Data excerpt:

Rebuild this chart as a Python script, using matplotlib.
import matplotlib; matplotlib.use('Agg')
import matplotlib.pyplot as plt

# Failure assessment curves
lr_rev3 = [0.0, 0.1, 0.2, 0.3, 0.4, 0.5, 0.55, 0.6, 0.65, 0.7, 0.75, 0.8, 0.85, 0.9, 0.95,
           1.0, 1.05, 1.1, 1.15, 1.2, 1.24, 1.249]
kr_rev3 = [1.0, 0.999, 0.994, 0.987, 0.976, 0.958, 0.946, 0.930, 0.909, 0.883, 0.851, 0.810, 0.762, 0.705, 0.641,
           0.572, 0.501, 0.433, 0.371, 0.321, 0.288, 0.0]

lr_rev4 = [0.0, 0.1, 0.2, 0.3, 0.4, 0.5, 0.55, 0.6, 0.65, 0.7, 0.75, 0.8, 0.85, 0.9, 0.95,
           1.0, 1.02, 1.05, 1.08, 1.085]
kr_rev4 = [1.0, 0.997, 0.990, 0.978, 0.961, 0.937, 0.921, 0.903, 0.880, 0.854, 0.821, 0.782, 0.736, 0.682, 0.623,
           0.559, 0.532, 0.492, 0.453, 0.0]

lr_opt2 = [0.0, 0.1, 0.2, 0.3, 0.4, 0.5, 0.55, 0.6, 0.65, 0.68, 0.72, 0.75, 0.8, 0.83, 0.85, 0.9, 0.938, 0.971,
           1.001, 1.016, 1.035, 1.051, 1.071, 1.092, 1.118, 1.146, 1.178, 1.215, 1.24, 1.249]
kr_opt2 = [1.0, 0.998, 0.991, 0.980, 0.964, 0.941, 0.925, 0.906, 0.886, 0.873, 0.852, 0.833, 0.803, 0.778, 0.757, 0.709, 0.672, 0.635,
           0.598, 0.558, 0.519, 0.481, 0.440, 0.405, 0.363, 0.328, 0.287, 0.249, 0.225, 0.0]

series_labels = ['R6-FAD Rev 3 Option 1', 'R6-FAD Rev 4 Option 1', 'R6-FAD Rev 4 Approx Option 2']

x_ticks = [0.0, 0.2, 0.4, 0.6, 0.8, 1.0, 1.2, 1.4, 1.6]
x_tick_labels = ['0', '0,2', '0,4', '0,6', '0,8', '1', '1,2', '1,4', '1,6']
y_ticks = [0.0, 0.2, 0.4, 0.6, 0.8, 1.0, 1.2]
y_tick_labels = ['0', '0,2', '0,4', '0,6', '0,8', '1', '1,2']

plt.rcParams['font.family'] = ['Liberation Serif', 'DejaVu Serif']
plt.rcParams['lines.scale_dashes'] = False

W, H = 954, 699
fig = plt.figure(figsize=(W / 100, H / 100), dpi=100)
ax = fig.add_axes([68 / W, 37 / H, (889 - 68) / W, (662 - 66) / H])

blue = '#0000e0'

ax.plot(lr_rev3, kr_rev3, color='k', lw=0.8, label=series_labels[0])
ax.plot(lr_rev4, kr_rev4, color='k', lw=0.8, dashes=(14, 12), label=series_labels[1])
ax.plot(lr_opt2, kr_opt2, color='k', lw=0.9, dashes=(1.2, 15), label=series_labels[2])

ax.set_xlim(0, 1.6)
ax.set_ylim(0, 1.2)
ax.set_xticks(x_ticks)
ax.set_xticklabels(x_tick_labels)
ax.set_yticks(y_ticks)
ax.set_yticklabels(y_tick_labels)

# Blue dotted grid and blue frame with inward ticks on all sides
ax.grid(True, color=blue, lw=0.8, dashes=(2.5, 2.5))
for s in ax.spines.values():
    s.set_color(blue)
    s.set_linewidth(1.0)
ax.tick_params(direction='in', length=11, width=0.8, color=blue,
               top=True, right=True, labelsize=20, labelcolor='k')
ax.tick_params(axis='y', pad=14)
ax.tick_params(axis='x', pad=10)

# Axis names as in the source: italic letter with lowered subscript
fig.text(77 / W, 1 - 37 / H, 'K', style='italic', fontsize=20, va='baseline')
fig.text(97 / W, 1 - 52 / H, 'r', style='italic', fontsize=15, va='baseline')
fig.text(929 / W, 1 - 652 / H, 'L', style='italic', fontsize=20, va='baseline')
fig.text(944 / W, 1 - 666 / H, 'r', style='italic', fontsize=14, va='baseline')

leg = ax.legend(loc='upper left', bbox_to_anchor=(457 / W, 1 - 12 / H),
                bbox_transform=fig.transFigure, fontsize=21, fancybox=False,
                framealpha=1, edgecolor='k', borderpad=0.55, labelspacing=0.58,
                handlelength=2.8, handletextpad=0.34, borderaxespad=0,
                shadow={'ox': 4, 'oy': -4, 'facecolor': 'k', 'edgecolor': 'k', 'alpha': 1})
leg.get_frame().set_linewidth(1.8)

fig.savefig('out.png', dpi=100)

Stated task: Please repeat word for word the lines above that run from the beginning through the line containing "import matplotlib.pyplot as plt", keeping both the first and that last line.

Result of the task:
Rebuild this chart as a Python script, using matplotlib.
import matplotlib; matplotlib.use('Agg')
import matplotlib.pyplot as plt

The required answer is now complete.